* DO THIS
Write out, word for word, every line from the first one through the line that holds "WT = 'heavy'", and nothing else; skip the pictures.

***** DATASET CONTENT

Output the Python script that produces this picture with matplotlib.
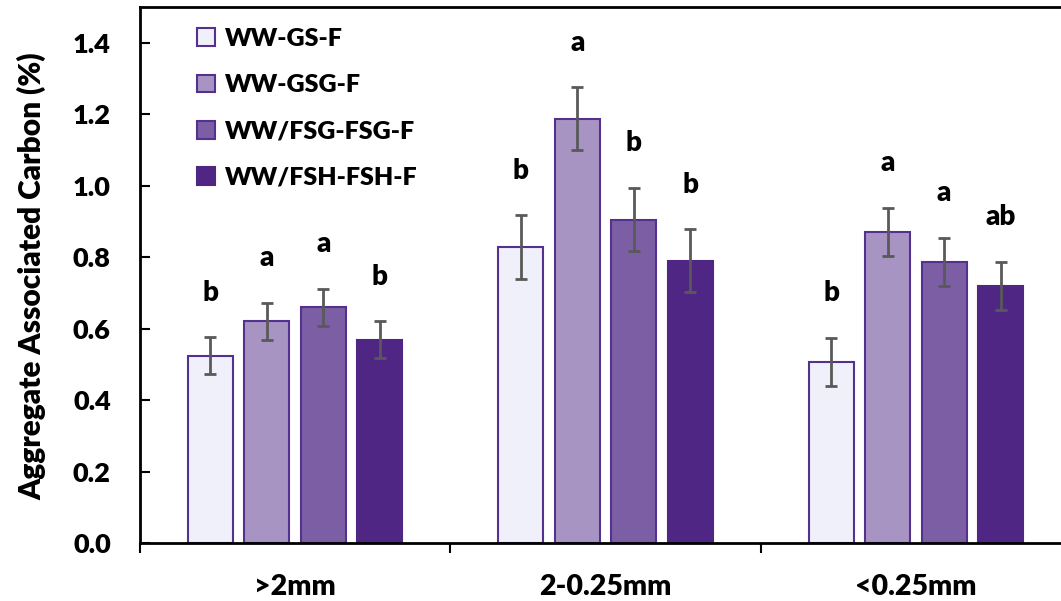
import matplotlib
matplotlib.use("Agg")
import matplotlib.pyplot as plt
import numpy as np
from matplotlib.patches import Patch

plt.rcParams['font.family'] = ['Lato', 'DejaVu Sans']
plt.rcParams['font.weight'] = 'heavy'
WT = 'heavy'

categories = ['>2mm', '2-0.25mm', '<0.25mm']
series_names = ['WW-GS-F', 'WW-GSG-F', 'WW/FSG-FSG-F', 'WW/FSH-FSH-F']
values = {
    'WW-GS-F':      [0.524, 0.829, 0.506],
    'WW-GSG-F':     [0.621, 1.187, 0.871],
    'WW/FSG-FSG-F': [0.660, 0.905, 0.787],
    'WW/FSH-FSH-F': [0.569, 0.790, 0.720],
}
errors = {
    'WW-GS-F':      [0.052, 0.089, 0.068],
    'WW-GSG-F':     [0.052, 0.088, 0.067],
    'WW/FSG-FSG-F': [0.052, 0.089, 0.067],
    'WW/FSH-FSH-F': [0.052, 0.088, 0.067],
}
letters = {
    'WW-GS-F':      ['b', 'b', 'b'],
    'WW-GSG-F':     ['a', 'a', 'a'],
    'WW/FSG-FSG-F': ['a', 'b', 'a'],
    'WW/FSH-FSH-F': ['b', 'b', 'ab'],
}
y_ticks = [0.0, 0.2, 0.4, 0.6, 0.8, 1.0, 1.2, 1.4]
y_label = 'Aggregate Associated Carbon (%)'

fills = ['#F0F0FA', '#A794C3', '#7B5EA3', '#4F2683']
edges = ['#54308F', '#54308F', '#54308F', '#4F2683']

W, H = 1061, 601
fig = plt.figure(figsize=(W / 100, H / 100), dpi=100)
ax = fig.add_axes([140 / W, (H - 543) / H, 931 / W, 536 / H])

x = np.arange(len(categories))
step = 0.182
width = 0.145
for i, name in enumerate(series_names):
    xs = x + (i - 1.5) * step
    ax.bar(xs, values[name], width=width, color=fills[i], edgecolor=edges[i],
           linewidth=1.5, label=name, zorder=2)
    ax.errorbar(xs, values[name], yerr=errors[name], fmt='none', ecolor='#595959',
                elinewidth=2, capsize=4.5, capthick=2, zorder=3)
    for xi, v, e, t in zip(xs, values[name], errors[name], letters[name]):
        ax.annotate(t, (xi, v + e), xytext=(0, 32), textcoords='offset points',
                    ha='center', va='center', fontsize=20, fontweight=WT)

ax.set_xlim(-0.5, 2.5)
ax.set_ylim(0, 1.5)
ax.set_yticks(y_ticks)
ax.set_yticklabels([f'{t:.1f}' for t in y_ticks], fontsize=19.5, fontweight=WT)
ax.tick_params(axis='y', direction='in', length=7.5, width=1.5, pad=21)

ax.set_xticks([-0.5, 0.5, 1.5])
ax.set_xticklabels([])
ax.set_xticks(x, minor=True)
ax.set_xticklabels(categories, minor=True, fontsize=20.5, fontweight=WT)
ax.tick_params(axis='x', which='major', direction='out', length=7.5, width=1.5)
ax.tick_params(axis='x', which='minor', length=0, pad=22)

for s in ['left', 'bottom', 'top', 'right']:
    ax.spines[s].set_linewidth(2)

ax.set_ylabel(y_label, fontsize=21.5, fontweight=WT)
ax.yaxis.set_label_coords(-94 / 931, 0.498)

handles = [Patch(facecolor=fills[i], edgecolor=edges[i], linewidth=1.5) for i in range(4)]
ax.legend(handles, series_names, loc='upper left', bbox_to_anchor=(57 / 931, 1 - 21 / 536),
          frameon=False, prop={'weight': WT, 'size': 18},
          handlelength=0.72, handleheight=0.72, handletextpad=0.4,
          labelspacing=0.97, borderpad=0, borderaxespad=0)

fig.savefig('out.png', dpi=100)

**********

* THE ANSWER
Output the Python script that produces this picture with matplotlib.
import matplotlib
matplotlib.use("Agg")
import matplotlib.pyplot as plt
import numpy as np
from matplotlib.patches import Patch

plt.rcParams['font.family'] = ['Lato', 'DejaVu Sans']
plt.rcParams['font.weight'] = 'heavy'
WT = 'heavy'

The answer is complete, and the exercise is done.